Go through the listing below and gather every line with the word "matplotlib".

* Data lines
_ _ _

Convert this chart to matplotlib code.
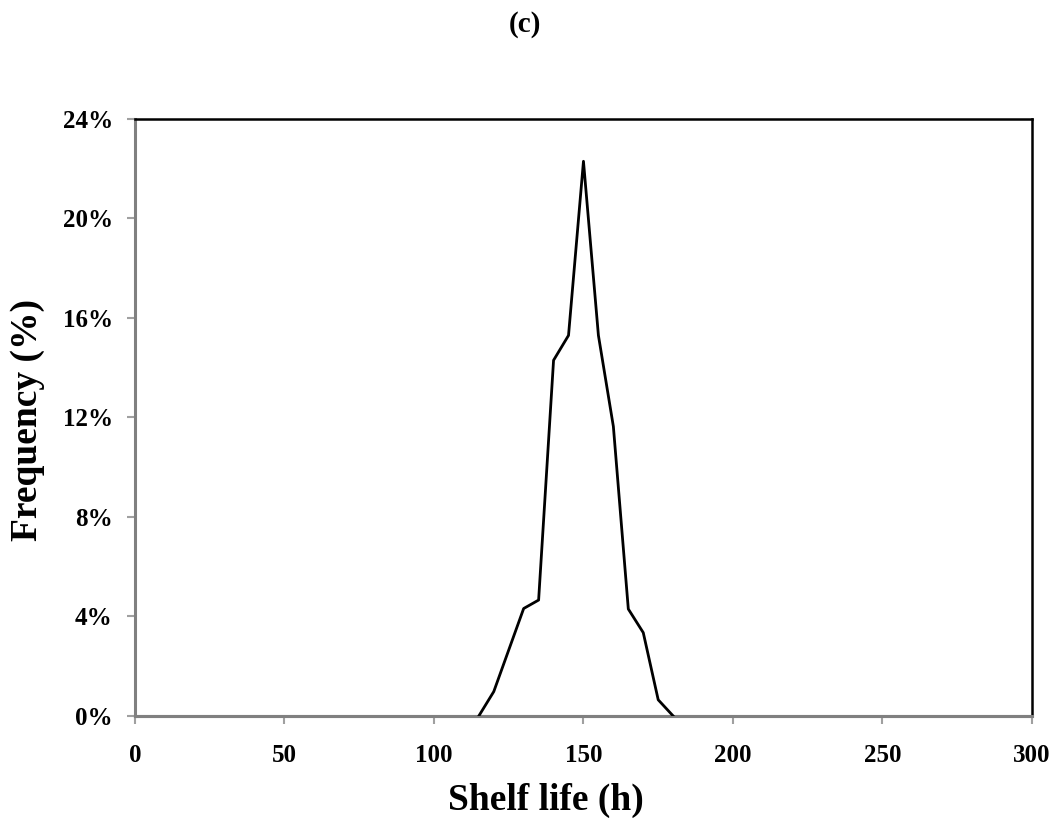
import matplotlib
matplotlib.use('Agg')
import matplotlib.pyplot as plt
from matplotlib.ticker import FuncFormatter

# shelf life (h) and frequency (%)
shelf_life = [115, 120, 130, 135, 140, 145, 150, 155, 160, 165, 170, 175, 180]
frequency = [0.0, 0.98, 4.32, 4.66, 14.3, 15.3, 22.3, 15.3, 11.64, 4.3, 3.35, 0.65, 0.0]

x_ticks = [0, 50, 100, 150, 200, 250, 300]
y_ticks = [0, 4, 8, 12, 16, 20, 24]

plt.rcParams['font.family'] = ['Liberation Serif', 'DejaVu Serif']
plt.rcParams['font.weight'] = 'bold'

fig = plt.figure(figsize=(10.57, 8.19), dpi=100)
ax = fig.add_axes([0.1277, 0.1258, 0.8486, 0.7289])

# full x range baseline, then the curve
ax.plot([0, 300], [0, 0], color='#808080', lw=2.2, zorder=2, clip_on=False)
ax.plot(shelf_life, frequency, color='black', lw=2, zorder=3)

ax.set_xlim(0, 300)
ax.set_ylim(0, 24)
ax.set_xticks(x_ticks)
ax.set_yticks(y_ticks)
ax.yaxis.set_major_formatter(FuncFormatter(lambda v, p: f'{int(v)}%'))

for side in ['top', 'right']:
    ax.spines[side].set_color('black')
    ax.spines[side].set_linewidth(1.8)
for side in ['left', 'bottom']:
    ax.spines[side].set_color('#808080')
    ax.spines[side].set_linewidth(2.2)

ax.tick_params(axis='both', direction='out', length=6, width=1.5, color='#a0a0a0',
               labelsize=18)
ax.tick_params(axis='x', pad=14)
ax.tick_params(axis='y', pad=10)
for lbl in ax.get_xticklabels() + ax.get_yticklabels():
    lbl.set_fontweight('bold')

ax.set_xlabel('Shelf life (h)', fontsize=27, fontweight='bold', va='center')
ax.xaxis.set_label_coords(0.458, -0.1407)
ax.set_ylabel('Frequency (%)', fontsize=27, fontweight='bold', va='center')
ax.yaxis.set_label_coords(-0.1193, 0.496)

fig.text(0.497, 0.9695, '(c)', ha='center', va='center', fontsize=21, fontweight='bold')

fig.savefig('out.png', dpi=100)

_ _ _

* Complete output
Convert this chart to matplotlib code.
import matplotlib
matplotlib.use('Agg')
import matplotlib.pyplot as plt
from matplotlib.ticker import FuncFormatter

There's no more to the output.